On peut bien écraser de mépris les « gilets jaunes » mais cela ne leur indiquera pas pour autant une meilleure façon de faire la révolution, à supposer que quelqu’un possède la méthode.  Leurs adversaires diront qu’ils n’ont qu’à rester chez eux. Comment ne pas voir pourtant qu’ils n’en ont pas du tout envie ? Beaucoup croient encore, ne nous y trompons pas, que le combat de rue mènera aux lendemains qui chantent. Singulière métaphore, au demeurant, à considérer les rares images trouant l’obscurité de Caracas en proie à une violente crise politique. La contre-révolution ressemble à un « trou noir » non pas interstellaire mais tout à fait terrestre. La capitale du Vénézuela, pays aux réserves énergétiques immenses, est plongée à intervalle régulier dans les ténèbres provoquées par de mystérieuses coupures d’électricité. Comme s’il s’agissait de démontrer, justement, qu’entre « le grand soir » cher aux disciples d’Hugo Chavez formés à la dialectique marxiste-léniniste et le petit matin radieux, il y a la nuit prolongée ! Est-ce le moyen miracle trouvé par la droite bourgeoise et libérale pour finir de saboter une expérience populiste qui, par l’excès même de sa radicalité, ne pouvait déboucher sur aucune construction sociétale ? La zone latino-américaine n’en finira jamais d’abriter ainsi les laboratoires où s’expérimentent révolutions et contre-révolutions. Il n’est que de suivre, non sans appréhension, le cours de l’étrange expérience de « trumpisme tropical » qui commence au Brésil. Â
Quelle similitude trouver avec cette « France des gilets jaunes » où l’on rêve maintenant, selon l’heureuse formule de Claude Malhuret, de « démocratiser la démocratie » en rognant les prérogatives du Parlement.  La ressemblance serait à tout prendre de l’ordre du symbole car il y a aussi une force obscure, une panne de lumière dans notre pays. La révolution y est devenue une passion triste et hebdomadaire, une forrme de devoir conjugal routinier, même si l’on brise plus de vitrines que l’on ne défonce de matelas. La connaissance des griefs exprimés par les contributions classées et répertoriées à grand frais lors du « grand débat » n’apporte pas grand chose d’éclairant. Rien, en tous cas, que nous ne sachions déjà peu ou prou. N’attendons pas non plus du chef de l’Etat qu’il nous dise comment les Français pourraient soit « changer de système », soit « refaire société ». S’il savait convaindre sur ces thèmes, sans doute l’aurait-il déjà fait. Et, pendant ce temps-là , les réseaux sociaux, par les tombereaux d’invectives qu’ils déversent et la cancrerie qu’ils révèlent, nous éloignent chaque jour un peu plus de la civilisation des Lumières.

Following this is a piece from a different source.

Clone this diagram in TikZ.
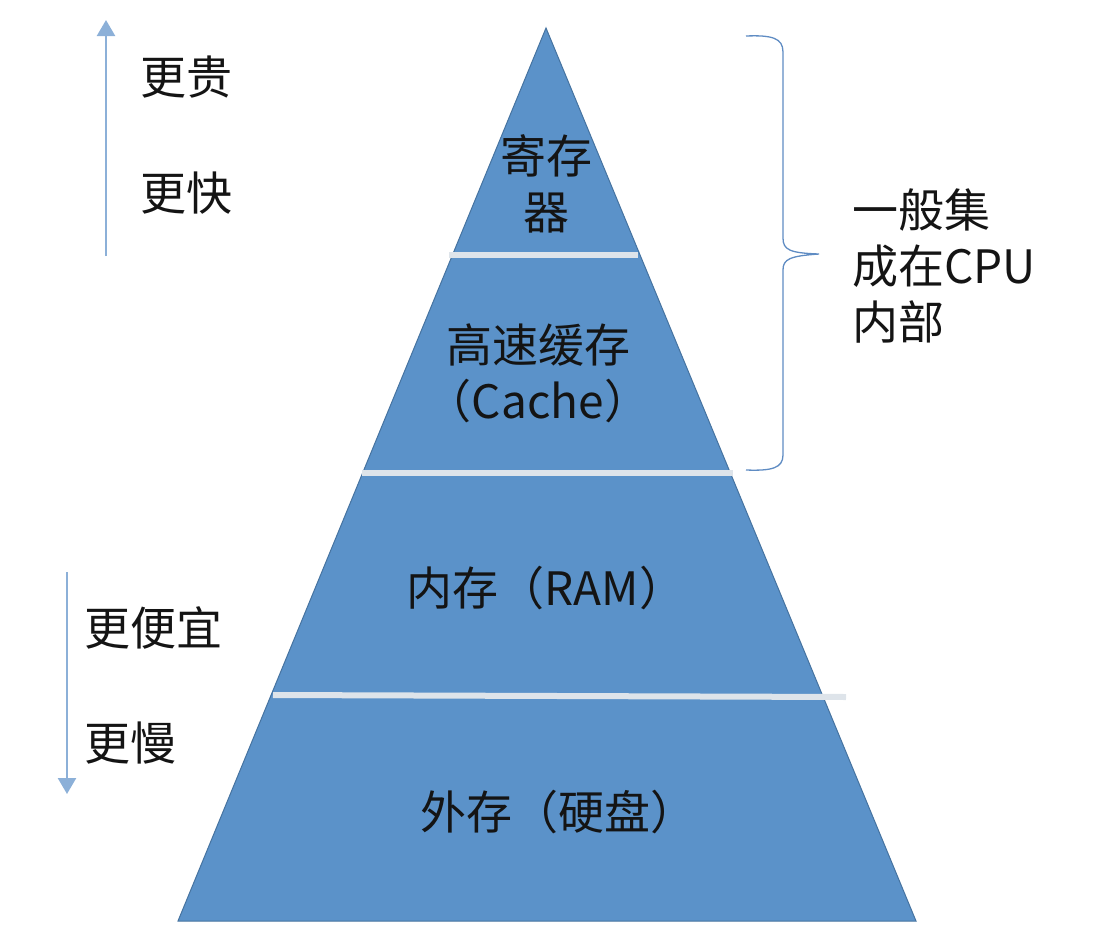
\documentclass[tikz,border=0pt]{standalone}
\usepackage{fontspec}
\setmainfont{Noto Sans CJK SC}
\usetikzlibrary{arrows.meta}
\definecolor{pyr}{RGB}{91,146,201}
\definecolor{pyredge}{RGB}{70,115,160}
\definecolor{sepc}{RGB}{222,228,234}
\definecolor{arrc}{RGB}{140,176,216}
\definecolor{bracec}{RGB}{95,140,195}
\definecolor{txt}{RGB}{20,20,20}
\begin{document}
\begin{tikzpicture}[x=1pt,y=-1pt,
  lbl/.style={font=\fontsize{46}{56}\selectfont, align=center, inner sep=0pt, text=txt},
  sidelbl/.style={font=\fontsize{46}{56}\selectfont, align=left, inner sep=0pt, anchor=west, text=txt},
  sepline/.style={draw=sepc, line width=6pt},
  arrline/.style={draw=arrc, line width=2.5pt, -{Triangle[width=18pt,length=16pt]}},
  bracepath/.style={draw=bracec, line width=1.3pt}]
\useasboundingbox (0,0) rectangle (1112,951);
% pyramid
\coordinate (apex) at (546,28);
\coordinate (bl) at (178,921);
\coordinate (br) at (916,921);
\filldraw[fill=pyr, draw=pyredge, line width=1pt] (apex) -- (br) -- (bl) -- cycle;
% separators
\coordinate (s1l) at (449,255); \coordinate (s1r) at (638,255);
\coordinate (s2l) at (362,473); \coordinate (s2r) at (733,473);
\coordinate (s3l) at (273,695); \coordinate (s3r) at (846,697);
\draw[sepline] (s1l) -- (s1r);
\draw[sepline] (s2l) -- (s2r);
\draw[sepline] (s3l) -- (s3r);
% level labels
\node[lbl] (reg) at (546,184) {寄存\\器};
\node[lbl] (cache) at (538,373) {高速缓存\\（Cache）};
\node[lbl] (ram) at (546,588) {内存（RAM）};
\node[lbl] (disk) at (558,812) {外存（硬盘）};
% brace
\coordinate (bt) at (746,36);
\coordinate (bb) at (746,470);
\coordinate (btip) at (819,254);
\draw[bracepath] (bt) .. controls (772,35) and (783,38) .. (783,52)
  -- (783,238) .. controls (783,250) and (790,253) .. (btip)
  .. controls (790,256) and (783,259) .. (783,270)
  -- (783,455) .. controls (783,468) and (772,471) .. (bb);
\node[sidelbl] (cpu) at (852,266) {一般集\\成在CPU\\内部};
% left arrows
\coordinate (ua) at (106,256);
\coordinate (ub) at (106,20);
\draw[arrline] (ua) -- (ub);
\node[sidelbl] (gui) at (140,77) {更贵};
\node[sidelbl] (kuai) at (140,193) {更快};
\coordinate (da) at (67,572);
\coordinate (db) at (67,794);
\draw[arrline] (da) -- (db);
\node[sidelbl] (pianyi) at (84,628) {更便宜};
\node[sidelbl] (man) at (84,743) {更慢};
\end{tikzpicture}
\end{document}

 Les problématiques de début de crise, en réalité bien antérieures à leur expression sur les boulevards et ronds-points restent toujours aussi diffuses et individualisées. Elles sont les mêmes que celles qui ont provoqué la progression croissante de l’abstention électorale et de la conséquence de celle-ci qui est la grande visibilité de l’extrêmisme. Ces causes ne sont pas de celles qui s’effacent par magie tant elles semblent existentielles. A tort ou à raison, pour des raisons géographiques ou sociologiques, nombre de nos compatriotes ont l’impression qu’ils ne sont pas dans le coup et que tout se jouera désormais en dehors d’eux et de leurs enfants.  Jamais passant, au demeurant, n’a été protégé par décret de la tuile qui pourrait lui tomber sur la tête et aucun citoyen ne peut attendre de l’Etat la garantie permanente de son bonheur individuel. Mais un président inspiré pourrait prendre, lui, quelque assurance contre les déconvenues futures en pariant un peu plus sur l’équité.